TASK PROMPT: Repeat everything in the material exactly.

DATASET SECTION:
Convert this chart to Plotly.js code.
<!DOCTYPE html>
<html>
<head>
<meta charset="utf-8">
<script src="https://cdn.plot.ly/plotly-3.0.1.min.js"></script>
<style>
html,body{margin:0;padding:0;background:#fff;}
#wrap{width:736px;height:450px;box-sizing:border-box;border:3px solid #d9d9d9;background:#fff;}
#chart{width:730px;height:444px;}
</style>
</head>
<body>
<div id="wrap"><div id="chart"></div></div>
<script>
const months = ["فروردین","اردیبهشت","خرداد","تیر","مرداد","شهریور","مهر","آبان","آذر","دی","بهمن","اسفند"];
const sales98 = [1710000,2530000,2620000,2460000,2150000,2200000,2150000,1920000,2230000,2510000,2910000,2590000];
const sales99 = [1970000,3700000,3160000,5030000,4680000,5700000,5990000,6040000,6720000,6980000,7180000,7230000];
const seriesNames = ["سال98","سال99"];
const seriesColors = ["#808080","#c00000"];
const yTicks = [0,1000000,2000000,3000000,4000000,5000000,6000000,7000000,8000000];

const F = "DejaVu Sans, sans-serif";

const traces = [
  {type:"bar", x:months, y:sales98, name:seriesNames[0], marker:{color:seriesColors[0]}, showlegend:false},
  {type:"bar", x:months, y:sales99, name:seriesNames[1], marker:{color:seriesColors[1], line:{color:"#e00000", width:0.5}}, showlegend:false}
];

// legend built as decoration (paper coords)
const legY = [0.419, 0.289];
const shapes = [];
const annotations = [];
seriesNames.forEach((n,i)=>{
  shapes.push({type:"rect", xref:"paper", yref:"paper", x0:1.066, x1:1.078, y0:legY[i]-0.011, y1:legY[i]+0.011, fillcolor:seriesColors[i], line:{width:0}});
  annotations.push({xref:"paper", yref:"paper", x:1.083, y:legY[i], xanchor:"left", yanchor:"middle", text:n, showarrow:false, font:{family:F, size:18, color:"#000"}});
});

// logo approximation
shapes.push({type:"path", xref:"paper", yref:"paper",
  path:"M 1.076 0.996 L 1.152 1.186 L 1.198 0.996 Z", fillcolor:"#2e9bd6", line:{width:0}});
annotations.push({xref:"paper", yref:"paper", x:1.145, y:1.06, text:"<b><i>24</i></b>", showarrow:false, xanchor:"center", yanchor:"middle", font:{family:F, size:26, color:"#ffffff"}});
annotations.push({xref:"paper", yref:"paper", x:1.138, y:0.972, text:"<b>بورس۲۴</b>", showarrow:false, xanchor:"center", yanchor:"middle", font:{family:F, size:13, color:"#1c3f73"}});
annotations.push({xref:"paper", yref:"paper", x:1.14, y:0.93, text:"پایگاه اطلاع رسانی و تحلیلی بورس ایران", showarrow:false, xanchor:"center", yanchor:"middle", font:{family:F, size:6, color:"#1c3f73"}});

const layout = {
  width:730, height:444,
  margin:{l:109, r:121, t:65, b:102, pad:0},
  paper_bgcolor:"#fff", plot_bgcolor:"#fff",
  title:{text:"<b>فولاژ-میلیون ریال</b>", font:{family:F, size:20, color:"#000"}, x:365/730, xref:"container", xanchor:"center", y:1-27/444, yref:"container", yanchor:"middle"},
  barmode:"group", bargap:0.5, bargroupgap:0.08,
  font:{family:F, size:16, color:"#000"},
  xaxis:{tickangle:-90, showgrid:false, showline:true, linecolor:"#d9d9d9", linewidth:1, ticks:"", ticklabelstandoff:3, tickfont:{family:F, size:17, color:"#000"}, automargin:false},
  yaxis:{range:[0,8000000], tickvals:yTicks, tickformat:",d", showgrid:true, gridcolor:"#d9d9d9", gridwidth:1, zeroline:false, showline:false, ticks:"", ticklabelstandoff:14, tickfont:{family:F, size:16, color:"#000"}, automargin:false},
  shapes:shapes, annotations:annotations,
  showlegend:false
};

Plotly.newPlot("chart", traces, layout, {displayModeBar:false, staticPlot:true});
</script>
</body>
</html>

EXERCISE OUTPUT:
Convert this chart to Plotly.js code.
<!DOCTYPE html>
<html>
<head>
<meta charset="utf-8">
<script src="https://cdn.plot.ly/plotly-3.0.1.min.js"></script>
<style>
html,body{margin:0;padding:0;background:#fff;}
#wrap{width:736px;height:450px;box-sizing:border-box;border:3px solid #d9d9d9;background:#fff;}
#chart{width:730px;height:444px;}
</style>
</head>
<body>
<div id="wrap"><div id="chart"></div></div>
<script>
const months = ["فروردین","اردیبهشت","خرداد","تیر","مرداد","شهریور","مهر","آبان","آذر","دی","بهمن","اسفند"];
const sales98 = [1710000,2530000,2620000,2460000,2150000,2200000,2150000,1920000,2230000,2510000,2910000,2590000];
const sales99 = [1970000,3700000,3160000,5030000,4680000,5700000,5990000,6040000,6720000,6980000,7180000,7230000];
const seriesNames = ["سال98","سال99"];
const seriesColors = ["#808080","#c00000"];
const yTicks = [0,1000000,2000000,3000000,4000000,5000000,6000000,7000000,8000000];

const F = "DejaVu Sans, sans-serif";

const traces = [
  {type:"bar", x:months, y:sales98, name:seriesNames[0], marker:{color:seriesColors[0]}, showlegend:false},
  {type:"bar", x:months, y:sales99, name:seriesNames[1], marker:{color:seriesColors[1], line:{color:"#e00000", width:0.5}}, showlegend:false}
];

// legend built as decoration (paper coords)
const legY = [0.419, 0.289];
const shapes = [];
const annotations = [];
seriesNames.forEach((n,i)=>{
  shapes.push({type:"rect", xref:"paper", yref:"paper", x0:1.066, x1:1.078, y0:legY[i]-0.011, y1:legY[i]+0.011, fillcolor:seriesColors[i], line:{width:0}});
  annotations.push({xref:"paper", yref:"paper", x:1.083, y:legY[i], xanchor:"left", yanchor:"middle", text:n, showarrow:false, font:{family:F, size:18, color:"#000"}});
});

// logo approximation
shapes.push({type:"path", xref:"paper", yref:"paper",
  path:"M 1.076 0.996 L 1.152 1.186 L 1.198 0.996 Z", fillcolor:"#2e9bd6", line:{width:0}});
annotations.push({xref:"paper", yref:"paper", x:1.145, y:1.06, text:"<b><i>24</i></b>", showarrow:false, xanchor:"center", yanchor:"middle", font:{family:F, size:26, color:"#ffffff"}});
annotations.push({xref:"paper", yref:"paper", x:1.138, y:0.972, text:"<b>بورس۲۴</b>", showarrow:false, xanchor:"center", yanchor:"middle", font:{family:F, size:13, color:"#1c3f73"}});
annotations.push({xref:"paper", yref:"paper", x:1.14, y:0.93, text:"پایگاه اطلاع رسانی و تحلیلی بورس ایران", showarrow:false, xanchor:"center", yanchor:"middle", font:{family:F, size:6, color:"#1c3f73"}});

const layout = {
  width:730, height:444,
  margin:{l:109, r:121, t:65, b:102, pad:0},
  paper_bgcolor:"#fff", plot_bgcolor:"#fff",
  title:{text:"<b>فولاژ-میلیون ریال</b>", font:{family:F, size:20, color:"#000"}, x:365/730, xref:"container", xanchor:"center", y:1-27/444, yref:"container", yanchor:"middle"},
  barmode:"group", bargap:0.5, bargroupgap:0.08,
  font:{family:F, size:16, color:"#000"},
  xaxis:{tickangle:-90, showgrid:false, showline:true, linecolor:"#d9d9d9", linewidth:1, ticks:"", ticklabelstandoff:3, tickfont:{family:F, size:17, color:"#000"}, automargin:false},
  yaxis:{range:[0,8000000], tickvals:yTicks, tickformat:",d", showgrid:true, gridcolor:"#d9d9d9", gridwidth:1, zeroline:false, showline:false, ticks:"", ticklabelstandoff:14, tickfont:{family:F, size:16, color:"#000"}, automargin:false},
  shapes:shapes, annotations:annotations,
  showlegend:false
};

Plotly.newPlot("chart", traces, layout, {displayModeBar:false, staticPlot:true});
</script>
</body>
</html>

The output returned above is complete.